I dig it but I’m confused about continuity. I’m sure this will get explained at some point (or maybe it was and I missed it), but why does it seem like some hosts/guests are living the same day over and over and others are engaged in a longer campaign? If they are all at the same place, and it seems like they are, how can those both be going on simultaneously?
Probably has to do with the corpation running the park wanting to mix things up every now and then so the customers don’t get bored.

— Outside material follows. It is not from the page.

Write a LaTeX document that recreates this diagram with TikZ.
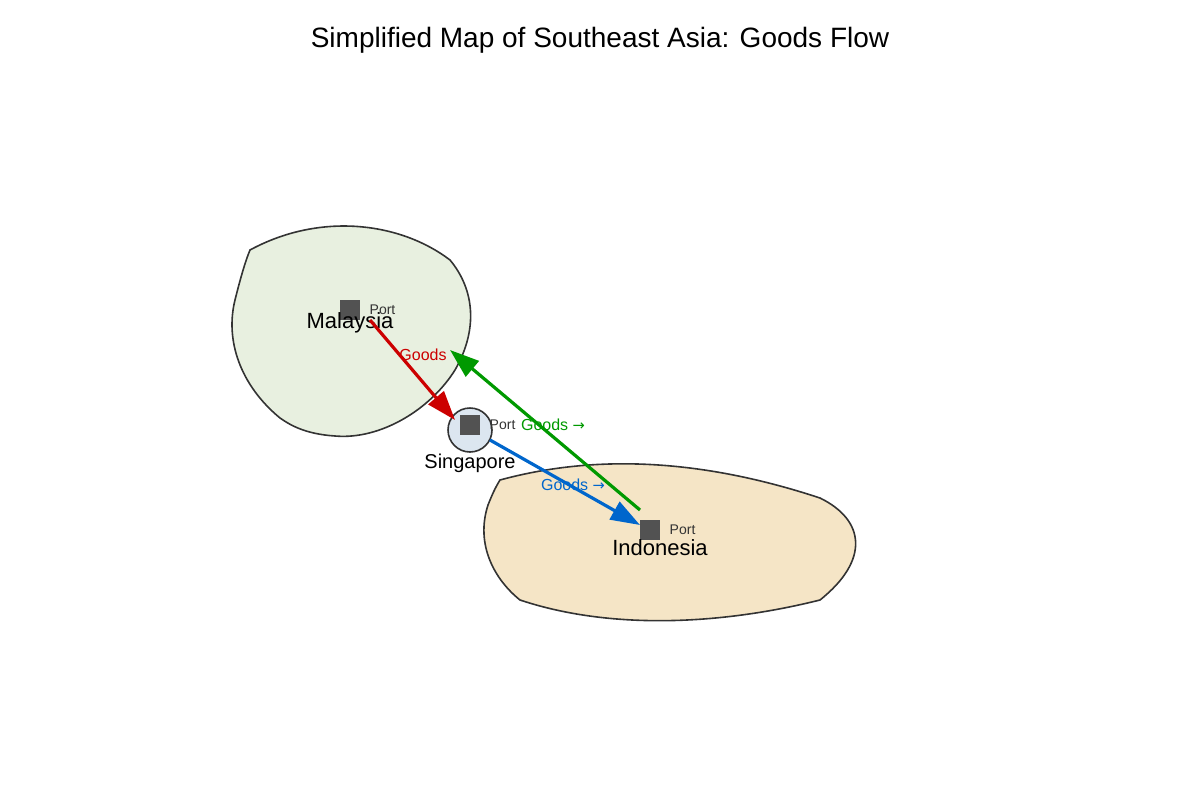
\documentclass[tikz,border=0pt]{standalone}
\usepackage{fontspec}
\setmainfont{Liberation Sans}
\newfontfamily\dv{DejaVu Sans}
\usetikzlibrary{arrows.meta}
\definecolor{myfill}{HTML}{E8F0E0}
\definecolor{idfill}{HTML}{F5E5C6}
\definecolor{sgfill}{HTML}{DCE6F0}
\definecolor{fred}{HTML}{CC0000}
\definecolor{fgreen}{HTML}{009900}
\definecolor{fblue}{HTML}{0066CC}
\begin{document}
\begin{tikzpicture}[x=0.75pt,y=-0.75pt,
  land/.style={draw=black!80,line width=1.2pt},
  port/.style={fill=black!68,minimum size=15pt,inner sep=0pt},
  portlbl/.style={font=\fontsize{10.5}{12}\selectfont,text=black!80,anchor=west},
  country/.style={font=\fontsize{16.5}{18}\selectfont},
  flow/.style={line width=2.4pt,-{Triangle[length=22pt,width=15pt]}},
  glbl/.style={font=\fontsize{12}{14}\selectfont}]
\useasboundingbox (0,0) rectangle (1200,800);
\node[font=\fontsize{21}{24}\selectfont] (title) at (600,40) {Simplified Map of Southeast Asia: Goods Flow};
% Malaysia
\draw[land,fill=myfill] (250,250) .. controls (320,212) and (400,222) .. (450,260)
  .. controls (475,290) and (478,330) .. (455,370)
  .. controls (430,410) and (380,440) .. (335,436)
  .. controls (305,434) and (290,425) .. (280,418)
  .. controls (240,385) and (225,340) .. (235,300)
  .. controls (240,280) and (245,262) .. (250,250) -- cycle;
% Indonesia
\draw[land,fill=idfill] (500,480) .. controls (610,450) and (720,465) .. (820,498)
  .. controls (865,520) and (870,560) .. (820,600)
  .. controls (720,625) and (610,630) .. (520,600)
  .. controls (495,580) and (475,545) .. (488,505)
  .. controls (492,495) and (495,488) .. (500,480) -- cycle;
% Singapore
\node[circle,draw=black!80,line width=1.2pt,fill=sgfill,minimum size=33pt,inner sep=0pt] (sg) at (470,430) {};
\node[port] (pm) at (350,310) {};
\node[port] (ps) at (470,425) {};
\node[port] (pi) at (650,530) {};
\node[portlbl] (lm) at (365,310) {Port};
\node[portlbl] (ls) at (485,425) {Port};
\node[portlbl] (li) at (665,530) {Port};
\node[country] (my) at (350,323) {Malaysia};
\node[country] (id) at (660,548) {Indonesia};
\node[font=\fontsize{15}{17}\selectfont] (sgl) at (470,463) {Singapore};
\coordinate (r1) at (370,320); \coordinate (r2) at (455,420);
\coordinate (g1) at (640,510); \coordinate (g2) at (450,350);
\coordinate (b1) at (490,440); \coordinate (b2) at (640,525);
\draw[flow,fred] (r1) -- (r2);
\draw[flow,fgreen] (g1) -- (g2);
\draw[flow,fblue] (b1) -- (b2);
\node[glbl,text=fred] (gr) at (423,355) {Goods};
\node[glbl,text=fgreen] (gg) at (553,425) {Goods {\dv\fontsize{11}{12}\selectfont →}};
\node[glbl,text=fblue] (gb) at (573,485) {Goods {\dv\fontsize{11}{12}\selectfont →}};
\end{tikzpicture}
\end{document}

I think they had a line in there about hosts paths running to completion or something like that. It’s like NPC characters in an online RPG, they run their quests until completion and then go back to their starting point. Except in this case, the quest can end in many different ways. For example, in Quest 1 we saw Dolores and Teddy meet, so that ended back at Dolores’ house. But in the next iteration Teddy was intercepted by the Bros in the street, so Dolores had a completely different path.
So, in other words, some times the quest restarts each day, and some times it can run longer, depending on what interactions happen.
Bear with me (this is my little rambling half-thoughts about things I noticed):
The songs in this episode all seemed to be references to the Man-in-Black. We had “Paint it black” during the bank robbery, a Johnny Cash song over the closing, and during a saloon scene the PLAYER PIANO was playing Soundgarden’s “Blackhole Sun”.
.
Blackhole Sun has the following lyrics in the first verse:
In my eyes, indisposed
In disguises no one knows
Hides the face, lies the snake
The sun in my disgrace
Boiling heat, summer stench
‘Neath the black the sky looks dead
Call my name through the cream
And I’ll hear you scream again
.
Note the reference to “Cream”. At one point in the show, a malfunctioning robot is walking around pouring milk on his victims and drinking it so that it comes out of his bullet holes like blood. A scene or two later, they show the creation of a robot as it is pulled from a big vat of milk-like liquid. So I’m supposing that milk-as-robot-bodily fluid will be an ongoing thing.
The reveries are stored in the robots subconcious so they aren’t entirely aware of them, but they do effect the way they behave leading to aberrations.
I’m sure you “loved this pilot” and are “definitely in for more episodes” considering the two of you have been tapped to write a weekly episode review so long has the show runs. I want to like the show but now I kind of want it to fail because your journalism is so awful:
“It plays like a neat preview of what’s to come”
“The thing that interests me is how this all plays out”
Please don’t start sentences with the word “Like”
I also just have to add, the only Man In Black I know fled across the desert, and the gunslinger followed.
Was the original movie an inspiration for King? I know Yul Brynner gets a shout out in the DT series.
cockenspiel you shot these fools in the throat like that dude on the show!
Wait, you want the show to fail so that two guys who probably don’t get paid very much to write about it no longer get to write about? There were some legitimate criticisms in the review. But overall, they liked it, so because they liked it and want more, you want the show cancelled.
You’re life must be super fun.
Someone isn’t a bad TV and/or movie critic because they enjoyed what they were reviewing. And if you’re reviewing a show you like, of course you’re going to want more.
PS In an article that is clearly sourced from a real, person-to-person conversation, it’s perfectly acceptable to start a sentence with ‘Like’. You’re just kinda being a d***.
I don’t think that the implied sexual assault was unnecessary. I think that it illustrated exactly what could make such an “amusement park” appealing to some people. They are free to be brave, heroic, evil, depraved… all because theyou know that there will be no repercussions for carrying out their fantasies. I think that the brief conversations & episodes of some random newcomers effectively showed diffevent things that people might seek. Then the man in black really drove home what some people’s darker desires might entail when there can be no consequences & – even though they appear very, very real – no real people are being harmed. What came to mind for me was playing Grand Theft Auto, but with the ability to physically experience the sensations (for example, very few people are twisted enough to bang a prostitute in their car & then kill them to get their money back… but I don’t think I’ve ever met someone that played that game & didn’t do it at least once for shits & giggles). I know we’re supposed to be offended by everything these days, but what occurs when we first meet Harris’ character doesn’t seem gratuitous or out of place within the context of the show. In fact, it seems like a pretty damned likely scenario.
The Man in Black is clearly not a host, or at least at this point we’re not supposed to think he is. Hosts can shoot and kill themselves all the want, so because he’s impervious to Flood’s bullets, he’s human.
Or a host that has figured out how to camouflage himself as a human and run amok in the environment. Though what with the technology they have to track each host, my guess is that they’d have figured out by now that they have a host that doesn’t respond to their calls, upgrades, etc.
I think Hopkins is dying and the upgrade wasnt a fluke.